Social media is easily on its way to becoming the new storefront, allowing customers to shop via Instagram, Twitter, Pinterest or any other socially-populated means. Retailers such as beauty brand Sephora and luxury fashion portal Net a Porter have even created their own social networks, allowing customers to build profiles and kudos based on their shopping behaviour and activity. An event experience should become its own mini social hub, inviting customers to participate actively within the experience and all on offer. This means embracing a social media microtargeted campaign that specifically amplifies the event at hand. Perhaps using visual means and event technology to display feedback, social proof and community conversations.

 
 
The Five Pillars
 

Customer insight and data

There is an arsenal of effective, affordable tools that retail brands can employ to create a truly personalised event experience. These tools create a hub of data on who visited the event, what they were interested in, the collateral they took away and even how long they were engaged with each individual exhibit. No longer do visitors have to be anonymous numbers.
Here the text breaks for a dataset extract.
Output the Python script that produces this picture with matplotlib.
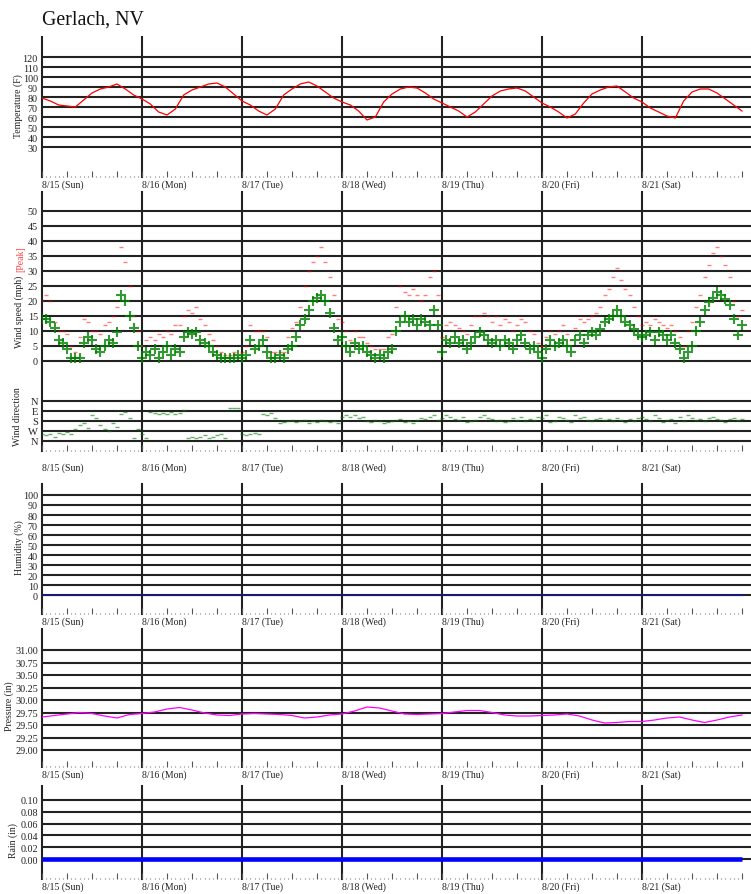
import numpy as np
import matplotlib
matplotlib.use("Agg")
import matplotlib.pyplot as plt
from matplotlib.ticker import FixedLocator

plt.rcParams['font.family'] = ['Liberation Serif', 'DejaVu Serif']

# Dados (leitura aproximada do grafico)
day_labels = ["8/15 (Sun)", "8/16 (Mon)", "8/17 (Tue)", "8/18 (Wed)",
              "8/19 (Thu)", "8/20 (Fri)", "8/21 (Sat)"]

# temperatura (F), a cada 2 h desde 8/15 00:00
temp_f = [79, 76, 72, 71, 70, 77, 84, 88, 90, 93, 88, 82,
          78, 73, 65, 62, 68, 82, 87, 90, 93, 94, 90, 83,
          76, 72, 66, 62, 68, 82, 88, 93, 95, 91, 85, 79,
          75, 72, 66, 57, 60, 75, 83, 88, 90, 89, 84, 78,
          74, 70, 66, 60, 65, 73, 81, 86, 88, 89, 86, 80,
          74, 70, 65, 59, 63, 74, 83, 87, 90, 91, 85, 79,
          75, 69, 65, 61, 59, 76, 85, 88, 88, 84, 78, 72, 66]

# vento medio (mph), de hora em hora
wind_mph = [14, 14, 13, 11, 7, 6, 4, 1, 1, 1, 6, 8, 7, 4, 3, 5, 7, 6, 9.5, 22, 20, 15, 11, 5,
            1, 3, 2, 4, 1, 3, 5, 2, 4, 3, 8, 9.5, 9, 9.5, 7, 6, 5, 3, 2, 1, 1, 1, 1, 2,
            1, 2, 7, 4, 5, 7, 3, 1, 1, 2, 1, 4, 5, 8, 12, 14, 17, 20, 21, 22, 20, 16, 11, 7,
            8, 5, 3, 6, 4, 5, 3, 2, 1, 2, 1, 3, 4, 10, 13, 15, 13, 14, 12, 14, 13, 12, 17, 12,
            3, 7, 6, 8, 6, 7, 4, 6, 8, 9.5, 8.5, 7, 6, 7, 5, 7, 6, 4, 7, 8.5, 6, 4, 5, 3,
            1, 4, 7, 5, 6, 7, 5, 3, 7, 8.5, 6, 8.5, 9.5, 8.5, 10.7, 13, 14, 15, 17, 15, 13, 12, 10.7, 8.5,
            8, 8.5, 9.5, 7, 9.5, 8.5, 7, 8.5, 6, 4, 1, 3, 5, 10, 13, 17, 19.5, 21, 23, 22, 20.7, 18.5, 14, 8.5, 12]

# rajada (mph), de hora em hora
peak_mph = [20, 22, 20, 13, 10, 10, 9, 5, 3, 8, 14, 13, 10, 10, 9, 12, 13, 15, 18, 38, 33, 25, 15, 10,
            5, 7, 8, 7, 9, 8, 10, 9, 12, 12, 15, 17, 16, 18, 14, 12, 9, 7, 5, 3, 2, 2, 3, 2,
            3, 5, 12, 10, 10, 10, 8, 3, 3, 3, 3, 8, 11, 13, 18, 25, 30, 33, 35, 38, 33, 28, 22, 14,
            13, 10, 7, 10, 8, 8, 6, 5, 4, 4, 4, 8, 9, 18, 25, 23, 22, 24, 22, 20, 22, 28, 30, 22,
            8, 12, 13, 12, 11, 10, 9, 12, 15, 15, 16, 15, 13, 15, 12, 14, 13, 10, 12, 14, 13, 10, 9, 6,
            5, 8, 10, 9, 10, 12, 9, 7, 11, 14, 13, 14, 15, 16, 18, 22, 24, 28, 31, 27, 24, 22, 18, 15,
            12, 13, 12, 14, 13, 12, 11, 12, 10, 8, 5, 10, 13, 18, 22, 28, 32, 36, 38, 35, 32, 28, 20, 15, 17]

# direcao (graus, 0 = N), de hora em hora
wind_dir = [300, 310, 300, 320, 290, 300, 280, 300, 250, 220, 200, 240, 130, 150, 220, 250, 270, 200, 230, 120, 100, 150, 330, 250,
            300, 330, 100, 110, 120, 110, 120, 100, 120, 110, 80, 330, 320, 330, 320, 310, 330, 320, 310, 300, 330, 60, 60, 60,
            300, 310, 300, 290, 300, 120, 130, 110, 150, 200, 190, 180, 170, 190, 180, 170, 200, 180, 190, 170, 180, 190, 180, 200,
            140, 130, 140, 130, 150, 140, 180, 190, 170, 180, 200, 190, 180, 170, 160, 190, 180, 200, 170, 150, 160, 140, 130, 170,
            150, 130, 140, 160, 170, 140, 190, 180, 170, 140, 130, 150, 160, 180, 170, 190, 180, 150, 170, 140, 180, 160, 170, 140,
            150, 130, 190, 180, 140, 150, 170, 190, 130, 150, 140, 170, 180, 160, 150, 170, 160, 180, 150, 170, 190, 160, 180, 150,
            140, 160, 180, 130, 150, 190, 170, 160, 200, 140, 180, 130, 150, 170, 160, 180, 150, 140, 160, 170, 190, 160, 150, 170, 160]

# pressao (in), a cada 3 h
press_in = [29.66, 29.69, 29.72, 29.75, 29.73, 29.68, 29.64, 29.71,
            29.73, 29.76, 29.82, 29.85, 29.80, 29.74, 29.70, 29.69,
            29.72, 29.73, 29.72, 29.71, 29.69, 29.64, 29.66, 29.70,
            29.72, 29.78, 29.86, 29.84, 29.78, 29.72, 29.71, 29.72,
            29.73, 29.76, 29.79, 29.79, 29.75, 29.70, 29.68, 29.68,
            29.69, 29.70, 29.72, 29.68, 29.60, 29.54, 29.55, 29.57,
            29.57, 29.60, 29.64, 29.66, 29.60, 29.55, 29.60, 29.66, 29.70]

humidity_pct = [0, 0]
rain_in = [0.0, 0.0]

temp_ticks = [30, 40, 50, 60, 70, 80, 90, 100, 110, 120]
wind_ticks = [0, 5, 10, 15, 20, 25, 30, 35, 40, 45, 50]
dir_ticks = [0, 90, 180, 270, 360]
dir_labels = ["N", "E", "S", "W", "N"]
hum_ticks = [0, 10, 20, 30, 40, 50, 60, 70, 80, 90, 100]
press_ticks = [29.00, 29.25, 29.50, 29.75, 30.00, 30.25, 30.50, 30.75, 31.00]
rain_ticks = [0.00, 0.02, 0.04, 0.06, 0.08, 0.10]

# layout em pixels
W, H = 751, 895
X0 = 42
XMAX = (W - X0) / 100.0
GRID = '#222222'
TXT = '#222222'

fig = plt.figure(figsize=(W / 100, H / 100), dpi=100)


def add_panel(top, bottom):
    return fig.add_axes([X0 / W, 1 - bottom / H, (W - X0) / W, (bottom - top) / H])


def frame(ax, ticks, labels, lims, days=True, lab_off=-2):
    for s in ax.spines.values():
        s.set_visible(False)
    ax.patch.set_alpha(0)
    ax.set_xlim(0, XMAX)
    ax.set_ylim(*lims)
    for t in ticks:
        ax.axhline(t, color=GRID, lw=1.5, zorder=1)
    ax.set_yticks(ticks)
    ax.set_yticklabels(labels)
    ax.tick_params(axis='y', length=0, pad=3, labelsize=7.3, labelcolor=TXT)
    if days:
        for d in range(7):
            ax.axvline(d, color=GRID, lw=1.5, zorder=1, clip_on=False)
        ax.xaxis.set_major_locator(FixedLocator(np.arange(0, 7.01, 0.25)))
        ax.xaxis.set_minor_locator(FixedLocator(np.arange(0, 7.01, 1 / 24)))
        ax.tick_params(axis='x', which='major', direction='in', length=4.3, width=0.8,
                       color='#555555', labelbottom=False)
        ax.tick_params(axis='x', which='minor', direction='in', length=0.8, width=0.8,
                       color='#777777')
        for d in range(7):
            ax.annotate(day_labels[d], (d, 0), xycoords=('data', 'axes fraction'),
                        xytext=(0, lab_off), textcoords='offset points', ha='left', va='top',
                        fontsize=7, color=TXT)
    else:
        ax.set_xticks([])


def ylab(x, y, s, color=TXT):
    fig.text(x / W, 1 - y / H, s, rotation=90, ha='center', va='center',
             fontsize=7, color=color)


fig.text(X0 / W, 1 - 25 / H, "Gerlach, NV", fontsize=14.3, va='baseline', color='#111111')

# temperatura
ax_t = add_panel(38, 178)
frame(ax_t, temp_ticks, [str(v) for v in temp_ticks], (0, 140))
t_temp = np.arange(len(temp_f)) * 2 / 24
ax_t.plot(t_temp, temp_f, color='red', lw=0.9, zorder=3)
ylab(18, 106, "Temperature (F)")

# vento
ax_w = add_panel(193, 452)
frame(ax_w, wind_ticks, [str(v) for v in wind_ticks], (-30, 56.33), lab_off=-8)
t_hour = np.arange(len(wind_mph)) / 24
ax_w.plot(t_hour, peak_mph, ls='none', marker='_', ms=3, mew=1, color='red', alpha=0.5, zorder=3)
ax_w.plot(t_hour, wind_mph, ls='none', marker='+', ms=6.5, mew=1.5, color='green', alpha=0.8, zorder=4)
ylab(19, 312, "Wind speed (mph)")
ylab(21, 259, "[Peak]", color='#ff4040')

ax_d = add_panel(392, 452)
frame(ax_d, dir_ticks, dir_labels, (450, -90), days=False)
ax_d.tick_params(axis='y', labelsize=7.6)
ax_d.plot(t_hour, wind_dir, ls='none', marker='_', ms=3.5, mew=1, color='green', alpha=0.6, zorder=3)
ylab(18, 417, "Wind direction")

# umidade
ax_h = add_panel(485, 615)
frame(ax_h, hum_ticks, [str(v) for v in hum_ticks], (-19, 111))
ax_h.plot([0, 7], humidity_pct, color='#1010c0', lw=0.8, zorder=3)
ylab(19, 548, "Humidity (%)")

# pressao
ax_p = add_panel(630, 768)
frame(ax_p, press_ticks, ["%.2f" % v for v in press_ticks], (28.66, 31.42))
t_press = np.arange(len(press_in)) * 3 / 24
ax_p.plot(t_press, press_in, color='magenta', lw=0.9, zorder=3)
ylab(9, 706, "Pressure (in)")

# chuva
ax_r = add_panel(787, 880)
frame(ax_r, rain_ticks, ["%.2f" % v for v in rain_ticks], (-0.033, 0.123))
ax_r.plot([0, 7], rain_in, color='blue', lw=3.3, zorder=3, solid_capstyle='butt')
ylab(13.5, 841, "Rain (in)")

fig.savefig("out.png", dpi=100)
Instead, mobile apps and integrated event portals can create a profile for each attendee visiting, allowing the booth staff and patrons of the brand to create a personalised event experience to each and every individual. Once complete, the data captured can then provide the basis through which to improve and grow, not only the visitor’s next event experience but their entire shopping ecosystem with the brand in question. Therefore creating a single, seamless marketing cycle that touches all points of a customer’s life, in a way that is tangible and measurable.

 
 

Intuitive technology

Brands such as Schuh and Apple, now replace all physical tills with tablet pay points, an experience which can be easily manipulated within an event environment. This type of technology is better employed when it’s intuitive and makes part of the experience easier, faster or more enjoyable. Technology for technology sake clogs the messaging and creates a barrier between the visitor and the brand values they are trying to absorb. Adding headaches, rather than easing them. Mobile apps, virtual reality headsets and even data capture should only be used when they provide a benefit to the visitor that would otherwise be unavailable. Whether this is using the technology from an event to send relevant post-event email communications on specific products or even to offer visitors a portal through which to compare pricing structures between favourite stores.

 
 

Integrated experience

When it comes to the products, services and technologies that are employed for a retail brand within an event or exhibition stand, our motto is ‘just because you can doesn’t mean you should’. Particularly within a retail expo, where brands are competing against hundreds of competitors in a tightly confined space and schedule, it’s easy for visitors to experience innovation-sparked fatigue. Stand spaces and events which are dressed in technology, with no real purpose, will not spark serendipity between visitor and brand. To take John Lewis as an example, when shopping their online stores, the experience is seamless and fluid. When in-store, the experience is centred on huge window displays that mirror online ad campaigns, ruthlessly consistent visual merchandising and a calm ambience; truly embodying the in-person, in shop experience. Not all of your online presence has to come into your event design, but it does have to have some linkage, allowing your visitors to recognise, absorb and possess the brand values in all forms. Whether through socially-integrated communications, an element of cross branding between physical and digital or highly targeted conversations, backed by big data.

The depth between events, experiences and retail brands is ever increasing. To make the most of the opportunity, retailers will need to embrace new trends, design and personalised anecdotes that truly bring their brand values to life. Only then can they create an environment that their customers will feel at home in.